Still, he added, “the EU leads the green developments globally”.
Prior to the vote on greenhouse gas emissions, lobby groups had urged MEPs not to back such a high target, demanding instead they favour a reduction below 50 per cent, Waitz claimed.
Poland and Hungary have also come out against it, threatening to veto other EU policies that require unanimity at the European Council level, including the next EU budget, known as the Multiannual Financial Framework, or other climate goals.
According to the Green MEP, anything below 55 per cent would see the world “heading straight towards 2°C warming”.
“There’s a lot of uncertainty but it’s clear we’re not going to meet 1.5°C or well below 2°C as the climate treaty from Paris says.”

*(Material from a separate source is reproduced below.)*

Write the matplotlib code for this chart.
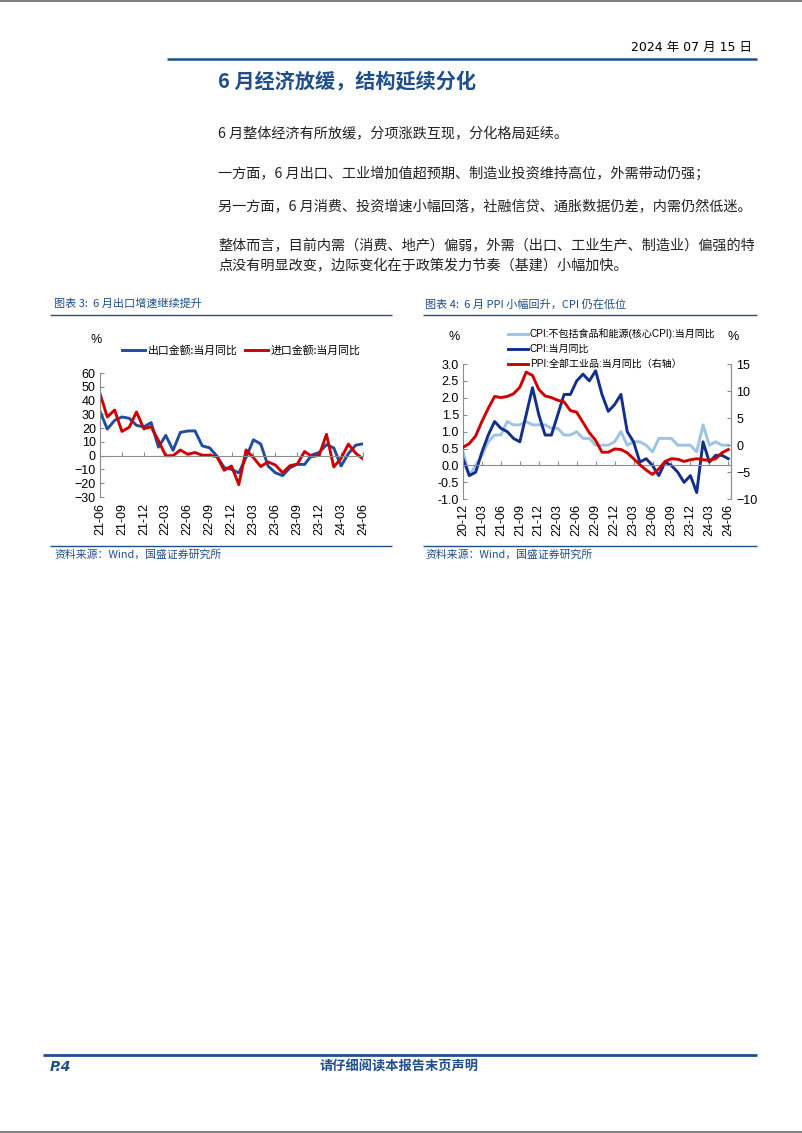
import numpy as np
import matplotlib
matplotlib.use("Agg")
import matplotlib.pyplot as plt
from matplotlib.lines import Line2D

plt.rcParams['font.family'] = ['Liberation Sans', 'Noto Sans CJK SC']

# 图表3 数据: 21-06 ~ 24-06
export_yoy = [32.2, 19.3, 25.6, 28.1, 27.1, 22.0, 20.9,
              24.0, 6.2, 14.7, 3.9, 16.9, 17.9, 18.0, 7.1, 5.7, -0.3, -8.7, -9.9,
              -12.5, -1.3, 11.5, 8.5, -7.5, -12.4, -14.5, -8.8, -6.2, -6.4, 0.5, 2.3,
              8.0, 5.6, -7.5, 1.5, 7.6, 8.6]
import_yoy = [45.0, 28.1, 33.1, 17.6, 20.6, 31.7, 19.5,
              21.0, 11.0, -0.1, 0.0, 4.1, 1.0, 2.3, 0.3, 0.3, -0.7, -10.6, -7.5,
              -21.0, 4.2, -1.4, -7.9, -4.5, -6.8, -12.4, -7.3, -6.2, 3.0, -0.6, 0.2,
              15.5, -8.2, -1.9, 8.4, 1.8, -2.3]
ticks3 = ['21-06', '21-09', '21-12', '22-03', '22-06', '22-09', '22-12',
          '23-03', '23-06', '23-09', '23-12', '24-03', '24-06']

# 图表4 数据: 20-12 ~ 24-06
core_cpi = [0.4,
            -0.3, 0.0, 0.3, 0.7, 0.9, 0.9, 1.3, 1.2, 1.2, 1.3, 1.2, 1.2,
            1.2, 1.1, 1.1, 0.9, 0.9, 1.0, 0.8, 0.8, 0.6, 0.6, 0.6, 0.7,
            1.0, 0.6, 0.7, 0.7, 0.6, 0.4, 0.8, 0.8, 0.8, 0.6, 0.6, 0.6,
            0.4, 1.2, 0.6, 0.7, 0.6, 0.6]
cpi = [0.2,
       -0.3, -0.2, 0.4, 0.9, 1.3, 1.1, 1.0, 0.8, 0.7, 1.5, 2.3, 1.5,
       0.9, 0.9, 1.5, 2.1, 2.1, 2.5, 2.7, 2.5, 2.8, 2.1, 1.6, 1.8,
       2.1, 1.0, 0.7, 0.1, 0.2, 0.0, -0.3, 0.1, 0.0, -0.2, -0.5, -0.3,
       -0.8, 0.7, 0.1, 0.3, 0.3, 0.2]
ppi = [-0.4,
       0.3, 1.7, 4.4, 6.8, 9.0, 8.8, 9.0, 9.5, 10.7, 13.5, 12.9, 10.3,
       9.1, 8.8, 8.3, 8.0, 6.4, 6.1, 4.2, 2.3, 0.9, -1.3, -1.3, -0.7,
       -0.8, -1.4, -2.5, -3.6, -4.6, -5.4, -4.4, -3.0, -2.5, -2.6, -3.0, -2.7,
       -2.5, -2.7, -2.8, -2.5, -1.4, -0.8]
ticks4 = ['20-12', '21-03', '21-06', '21-09', '21-12', '22-03', '22-06', '22-09',
          '22-12', '23-03', '23-06', '23-09', '23-12', '24-03', '24-06']

body_lines = [
    "6 月整体经济有所放缓，分项涨跌互现，分化格局延续。",
    "一方面，6 月出口、工业增加值超预期、制造业投资维持高位，外需带动仍强；",
    "另一方面，6 月消费、投资增速小幅回落，社融信贷、通胀数据仍差，内需仍然低迷。",
    "整体而言，目前内需（消费、地产）偏弱，外需（出口、工业生产、制造业）偏强的特",
    "点没有明显改变，边际变化在于政策发力节奏（基建）小幅加快。",
]
body_y = [134, 174, 207, 246, 266]

W, H = 802, 1133
NAVY = '#1F4E8C'
BLUE1 = '#1F4E9E'
BLUE2 = '#12308A'
LIGHT = '#9DC3E6'
RED = '#D00000'
GRAY = '#8C8C8C'
CJK = ['Noto Sans CJK SC', 'DejaVu Sans']
LAT = ['DejaVu Sans', 'Noto Sans CJK SC']


def fx(x):
    return x / W


def fy(y):
    return 1 - y / H


def hline(fig, x1, x2, y, color, lw):
    fig.add_artist(Line2D([fx(x1), fx(x2)], [fy(y), fy(y)], transform=fig.transFigure,
                          color=color, lw=lw, solid_capstyle='butt'))


fig = plt.figure(figsize=(W / 100, H / 100), dpi=100)

# 页面边框线
hline(fig, 0, W, 1, '#808080', 1.5)
hline(fig, 0, W, H - 1.5, '#808080', 1.5)

# 页眉
fig.text(fx(752), fy(47), "2024 年 07 月 15 日", ha='right', va='center', fontsize=9,
         family=LAT, color='black')
hline(fig, 167, 757, 59, NAVY, 1.8)
fig.text(fx(218), fy(82), "6 月经济放缓，结构延续分化", ha='left', va='center', fontsize=14.5,
         family=CJK, fontweight='bold', color=NAVY)

for s, y in zip(body_lines, body_y):
    fig.text(fx(218), fy(y), s, ha='left', va='center', fontsize=10.2, family=CJK, color='#222222')

# 图表标题与来源
fig.text(fx(54), fy(304), "图表 3:  6 月出口增速继续提升", ha='left', va='center', fontsize=8,
         family=CJK, color=NAVY, style='italic')
fig.text(fx(425), fy(304), "图表 4:  6 月 PPI 小幅回升，CPI 仍在低位", ha='left', va='center', fontsize=8,
         family=CJK, color=NAVY, style='italic')
hline(fig, 50, 392, 315, NAVY, 1.0)
hline(fig, 423, 757, 315, NAVY, 1.0)
hline(fig, 50, 392, 546, NAVY, 1.0)
hline(fig, 423, 757, 546, NAVY, 1.0)
fig.text(fx(54), fy(555), "资料来源：Wind，国盛证券研究所", ha='left', va='center', fontsize=7.8,
         family=CJK, color=NAVY, style='italic')
fig.text(fx(425), fy(555), "资料来源：Wind，国盛证券研究所", ha='left', va='center', fontsize=7.8,
         family=CJK, color=NAVY, style='italic')

# 页脚
hline(fig, 43, 757, 1055, NAVY, 2.0)
fig.text(fx(50), fy(1067), "P.4", ha='left', va='center', fontsize=10, family=LAT,
         fontweight='bold', style='italic', color=NAVY)
fig.text(fx(399), fy(1067), "请仔细阅读本报告末页声明", ha='center', va='center', fontsize=9.5,
         family=CJK, fontweight='bold', color=NAVY)

# ---------- 图表3 ----------
ax1 = fig.add_axes([fx(100), fy(497), (363 - 100) / W, (497 - 373) / H])
x1 = np.arange(len(export_yoy))
ax1.plot(x1, export_yoy, color=BLUE1, lw=2.1, solid_joinstyle='round')
ax1.plot(x1, import_yoy, color=RED, lw=2.1, solid_joinstyle='round')
ax1.spines['bottom'].set_position(('data', 0))
ax1.set_xlim(0, len(export_yoy) - 1)
ax1.set_ylim(-30, 60)
ax1.set_yticks(np.arange(-30, 61, 10))
ax1.set_xticks(np.arange(0, len(export_yoy), 3))
ax1.set_xticklabels(ticks3)
for sp in ['top', 'right']:
    ax1.spines[sp].set_visible(False)
for sp in ['left', 'bottom']:
    ax1.spines[sp].set_color(GRAY)
    ax1.spines[sp].set_linewidth(0.8)
ax1.tick_params(axis='y', direction='in', length=3, color=GRAY, labelsize=9, pad=3)
ax1.tick_params(axis='x', direction='in', length=3, color=GRAY, labelsize=9, pad=34,
                labelrotation=90)
ax1.patch.set_alpha(0)

fig.text(fx(96), fy(340), "%", ha='center', va='center', fontsize=9)
fig.add_artist(Line2D([fx(122), fx(145)], [fy(350), fy(350)], transform=fig.transFigure, color=BLUE1, lw=2.1))
fig.text(fx(148), fy(350), "出口金额:当月同比", ha='left', va='center', fontsize=7.8, family=CJK)
fig.add_artist(Line2D([fx(245), fx(268)], [fy(350), fy(350)], transform=fig.transFigure, color=RED, lw=2.1))
fig.text(fx(271), fy(350), "进口金额:当月同比", ha='left', va='center', fontsize=7.8, family=CJK)

# ---------- 图表4 ----------
ax2 = fig.add_axes([fx(463), fy(499.3), (731 - 463) / W, (499.3 - 364) / H])
x2 = np.arange(len(cpi))
ax2.plot(x2, core_cpi, color=LIGHT, lw=2.1, solid_joinstyle='round')
ax2.plot(x2, cpi, color=BLUE2, lw=2.1, solid_joinstyle='round')
ax2.spines['bottom'].set_position(('data', 0))
span = (len(cpi) - 1) * (731 - 463) / (728.3 - 463)
ax2.set_xlim(0, span)
ax2.set_ylim(-1.0, 3.0)
ax2.set_yticks(np.arange(-1.0, 3.01, 0.5))
ax2.set_yticklabels([f"{v:.1f}" for v in np.arange(-1.0, 3.01, 0.5)])
ax2.set_xticks(np.arange(0, len(cpi), 3))
ax2.set_xticklabels(ticks4)
ax2.spines['top'].set_visible(False)
for sp in ['left', 'bottom', 'right']:
    ax2.spines[sp].set_color(GRAY)
    ax2.spines[sp].set_linewidth(0.8)
ax2.tick_params(axis='y', direction='in', length=3, color=GRAY, labelsize=9, pad=3)
ax2.tick_params(axis='x', direction='in', length=3, color=GRAY, labelsize=9, pad=28,
                labelrotation=90)

ax3 = ax2.twinx()
ax3.plot(x2, ppi, color=RED, lw=2.1, solid_joinstyle='round')
ax3.set_ylim(-10, 15)
ax3.set_yticks(np.arange(-10, 16, 5))
for sp in ['top', 'bottom', 'left']:
    ax3.spines[sp].set_visible(False)
ax3.spines['right'].set_color(GRAY)
ax3.spines['right'].set_linewidth(0.8)
ax3.tick_params(axis='y', direction='in', length=3, color=GRAY, labelsize=9, pad=4)

fig.text(fx(454), fy(337), "%", ha='center', va='center', fontsize=9)
fig.text(fx(733), fy(337), "%", ha='center', va='center', fontsize=9)
leg4 = [(LIGHT, "CPI:不包括食品和能源(核心CPI):当月同比", 334),
        (BLUE2, "CPI:当月同比", 349),
        (RED, "PPI:全部工业品:当月同比（右轴）", 364)]
for c, s, y in leg4:
    fig.add_artist(Line2D([fx(508), fx(528)], [fy(y), fy(y)], transform=fig.transFigure, color=c, lw=2.1))
    fig.text(fx(530), fy(y), s, ha='left', va='center', fontsize=7.2)

fig.savefig("out.png", dpi=100)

Climate Action Network Europe, a global network of hundreds of environmental NGOs, has meanwhile said that the EU would need to cut emissions by 65 per cent by 2030 to keep in line with the Paris Agreement.
The Greens’ increasing power
The Austrian MEP denounced conservative parties in the EU parliament and in governments across the bloc for “talking the talk” but “not walking the walk”.
Green policies have become key to election campaigning. A 2019 survey for the Commission found for instance that more than nine in ten Europeans see climate change as a “serious problem” and agree that greenhouse gas emission should be reduced to a minimum.
Green parties have made considerable gains in recent elections across the 27-country club, including in EU parliamentary elections and in France’s most recent municipal plebiscite.
Green formations are now the junior partner in several coalition governments such as in Austria, Germany, and Ireland.
“Conservatives, here in the (EU) parliament, if you hear their speeches, you think, ‘OK, they have understood the message, finally.’ If you then see the amendments, the proposals they put, then you’ll miss the ambition,” he argued.
“That also relates to the member states. Most of our member states are governed by conservative governments (…) They are pretty good at announcing but when it comes to concrete policies, it’s very tough work and you have to fight for every millimetre, for every fund, for every subsidy,” he said.